** BEGIN Information supplied **

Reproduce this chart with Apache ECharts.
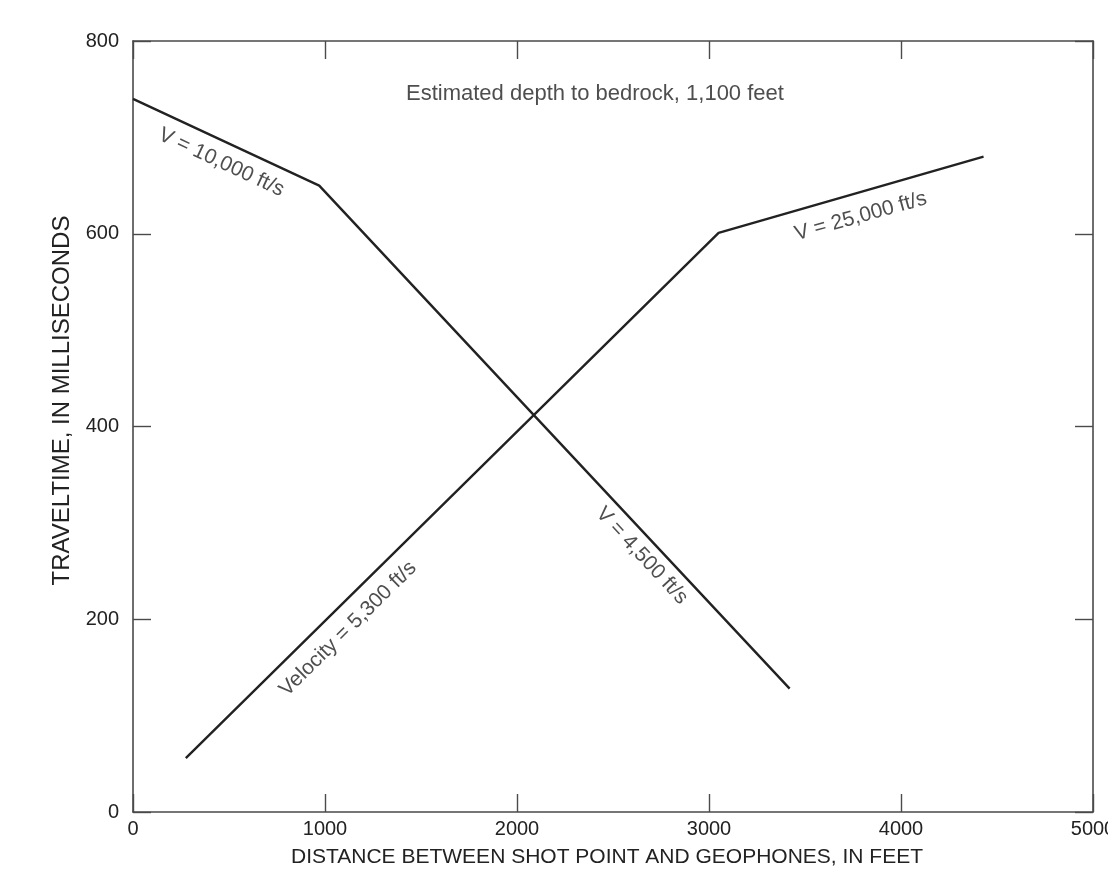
<!DOCTYPE html>
<html>
<head>
<meta charset="utf-8">
<script src="https://cdn.jsdelivr.net/npm/echarts@6/dist/echarts.min.js"></script>
<style>html,body{margin:0;padding:0;background:#fff;overflow:hidden;}#c{width:1108px;height:879px;}</style>
</head>
<body>
<div id="c"></div>
<script>
// Data
const directLine = [[0, 740], [970, 650], [3420, 128]];     // descending traveltime curve
const reverseLine = [[275, 56], [3050, 601], [4430, 680]];  // ascending traveltime curve
const xTicks = [0, 1000, 2000, 3000, 4000, 5000];
const yTicks = [0, 200, 400, 600, 800];
const annotations = [
  { text: 'Estimated depth to bedrock, 1,100 feet', at: [2406, 745], angle: 0, size: 22 },
  { text: 'V = 10,000 ft/s', at: [460, 674], angle: -25, size: 21 },
  { text: 'V = 4,500 ft/s', at: [2650, 266], angle: -47, size: 21 },
  { text: 'Velocity = 5,300 ft/s', at: [1120, 190], angle: 44.5, size: 21 },
  { text: 'V = 25,000 ft/s', at: [3790, 618], angle: 15.5, size: 21 }
];
const xTitle = 'DISTANCE BETWEEN SHOT POINT AND GEOPHONES, IN FEET';
const yTitle = 'TRAVELTIME, IN MILLISECONDS';

const FONT = '"Liberation Sans", Arial, sans-serif';
const INK = '#222222';
const AX = '#4a4a4a';

const chart = echarts.init(document.getElementById('c'));
const xMin = xTicks[0], xMax = xTicks[xTicks.length - 1], xInt = xTicks[1] - xTicks[0];
const yMin = yTicks[0], yMax = yTicks[yTicks.length - 1], yInt = yTicks[1] - yTicks[0];

function axisBase(show) {
  return {
    type: 'value',
    axisLine: { show: true, onZero: false, lineStyle: { color: AX, width: 1.6 } },
    axisTick: { show: true, inside: true, length: 18, lineStyle: { color: AX, width: 1.4 } },
    splitLine: { show: false },
    axisLabel: { show: show, color: INK, fontFamily: FONT, fontSize: 20, formatter: v => String(v) }
  };
}

const option = {
  animation: false,
  backgroundColor: '#fff',
  grid: { left: 133, right: 15, top: 41, bottom: 67, containLabel: false, outerBoundsMode: 'none' },
  xAxis: [
    Object.assign(axisBase(true), {
      position: 'bottom', min: xMin, max: xMax, interval: xInt,
      name: xTitle, nameLocation: 'middle', nameGap: 35,
      nameTextStyle: { color: INK, fontFamily: FONT, fontSize: 21, padding: [0, 12, 0, 0] },
      axisLabel: { show: true, color: INK, fontFamily: FONT, fontSize: 20, margin: 7, formatter: v => String(v) }
    }),
    Object.assign(axisBase(false), { position: 'top', min: xMin, max: xMax, interval: xInt })
  ],
  yAxis: [
    Object.assign(axisBase(true), {
      position: 'left', min: yMin, max: yMax, interval: yInt,
      name: yTitle, nameLocation: 'middle', nameGap: 55,
      nameTextStyle: { color: INK, fontFamily: FONT, fontSize: 24, padding: [0, 0, 0, 52] },
      axisLabel: { show: true, color: INK, fontFamily: FONT, fontSize: 20, margin: 14, formatter: v => String(v) }
    }),
    Object.assign(axisBase(false), { position: 'right', min: yMin, max: yMax, interval: yInt })
  ],
  series: [
    {
      type: 'line', data: directLine, symbol: 'none',
      lineStyle: { color: INK, width: 2.4 }
    },
    {
      type: 'line', data: reverseLine, symbol: 'none',
      lineStyle: { color: INK, width: 2.4 }
    },
    {
      type: 'scatter', symbolSize: 0, silent: true,
      data: annotations.map(a => ({
        value: a.at,
        label: {
          show: true, position: 'inside', rotate: a.angle,
          formatter: a.text, color: INK, fontFamily: FONT, fontSize: a.size
        }
      }))
    }
  ]
};
chart.setOption(option);
</script>
</body>
</html>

** END Information supplied **

Return each line from the material above exactly, but not the pictures.

■ The output ■
Reproduce this chart with Apache ECharts.
<!DOCTYPE html>
<html>
<head>
<meta charset="utf-8">
<script src="https://cdn.jsdelivr.net/npm/echarts@6/dist/echarts.min.js"></script>
<style>html,body{margin:0;padding:0;background:#fff;overflow:hidden;}#c{width:1108px;height:879px;}</style>
</head>
<body>
<div id="c"></div>
<script>
// Data
const directLine = [[0, 740], [970, 650], [3420, 128]];     // descending traveltime curve
const reverseLine = [[275, 56], [3050, 601], [4430, 680]];  // ascending traveltime curve
const xTicks = [0, 1000, 2000, 3000, 4000, 5000];
const yTicks = [0, 200, 400, 600, 800];
const annotations = [
  { text: 'Estimated depth to bedrock, 1,100 feet', at: [2406, 745], angle: 0, size: 22 },
  { text: 'V = 10,000 ft/s', at: [460, 674], angle: -25, size: 21 },
  { text: 'V = 4,500 ft/s', at: [2650, 266], angle: -47, size: 21 },
  { text: 'Velocity = 5,300 ft/s', at: [1120, 190], angle: 44.5, size: 21 },
  { text: 'V = 25,000 ft/s', at: [3790, 618], angle: 15.5, size: 21 }
];
const xTitle = 'DISTANCE BETWEEN SHOT POINT AND GEOPHONES, IN FEET';
const yTitle = 'TRAVELTIME, IN MILLISECONDS';

const FONT = '"Liberation Sans", Arial, sans-serif';
const INK = '#222222';
const AX = '#4a4a4a';

const chart = echarts.init(document.getElementById('c'));
const xMin = xTicks[0], xMax = xTicks[xTicks.length - 1], xInt = xTicks[1] - xTicks[0];
const yMin = yTicks[0], yMax = yTicks[yTicks.length - 1], yInt = yTicks[1] - yTicks[0];

function axisBase(show) {
  return {
    type: 'value',
    axisLine: { show: true, onZero: false, lineStyle: { color: AX, width: 1.6 } },
    axisTick: { show: true, inside: true, length: 18, lineStyle: { color: AX, width: 1.4 } },
    splitLine: { show: false },
    axisLabel: { show: show, color: INK, fontFamily: FONT, fontSize: 20, formatter: v => String(v) }
  };
}

const option = {
  animation: false,
  backgroundColor: '#fff',
  grid: { left: 133, right: 15, top: 41, bottom: 67, containLabel: false, outerBoundsMode: 'none' },
  xAxis: [
    Object.assign(axisBase(true), {
      position: 'bottom', min: xMin, max: xMax, interval: xInt,
      name: xTitle, nameLocation: 'middle', nameGap: 35,
      nameTextStyle: { color: INK, fontFamily: FONT, fontSize: 21, padding: [0, 12, 0, 0] },
      axisLabel: { show: true, color: INK, fontFamily: FONT, fontSize: 20, margin: 7, formatter: v => String(v) }
    }),
    Object.assign(axisBase(false), { position: 'top', min: xMin, max: xMax, interval: xInt })
  ],
  yAxis: [
    Object.assign(axisBase(true), {
      position: 'left', min: yMin, max: yMax, interval: yInt,
      name: yTitle, nameLocation: 'middle', nameGap: 55,
      nameTextStyle: { color: INK, fontFamily: FONT, fontSize: 24, padding: [0, 0, 0, 52] },
      axisLabel: { show: true, color: INK, fontFamily: FONT, fontSize: 20, margin: 14, formatter: v => String(v) }
    }),
    Object.assign(axisBase(false), { position: 'right', min: yMin, max: yMax, interval: yInt })
  ],
  series: [
    {
      type: 'line', data: directLine, symbol: 'none',
      lineStyle: { color: INK, width: 2.4 }
    },
    {
      type: 'line', data: reverseLine, symbol: 'none',
      lineStyle: { color: INK, width: 2.4 }
    },
    {
      type: 'scatter', symbolSize: 0, silent: true,
      data: annotations.map(a => ({
        value: a.at,
        label: {
          show: true, position: 'inside', rotate: a.angle,
          formatter: a.text, color: INK, fontFamily: FONT, fontSize: a.size
        }
      }))
    }
  ]
};
chart.setOption(option);
</script>
</body>
</html>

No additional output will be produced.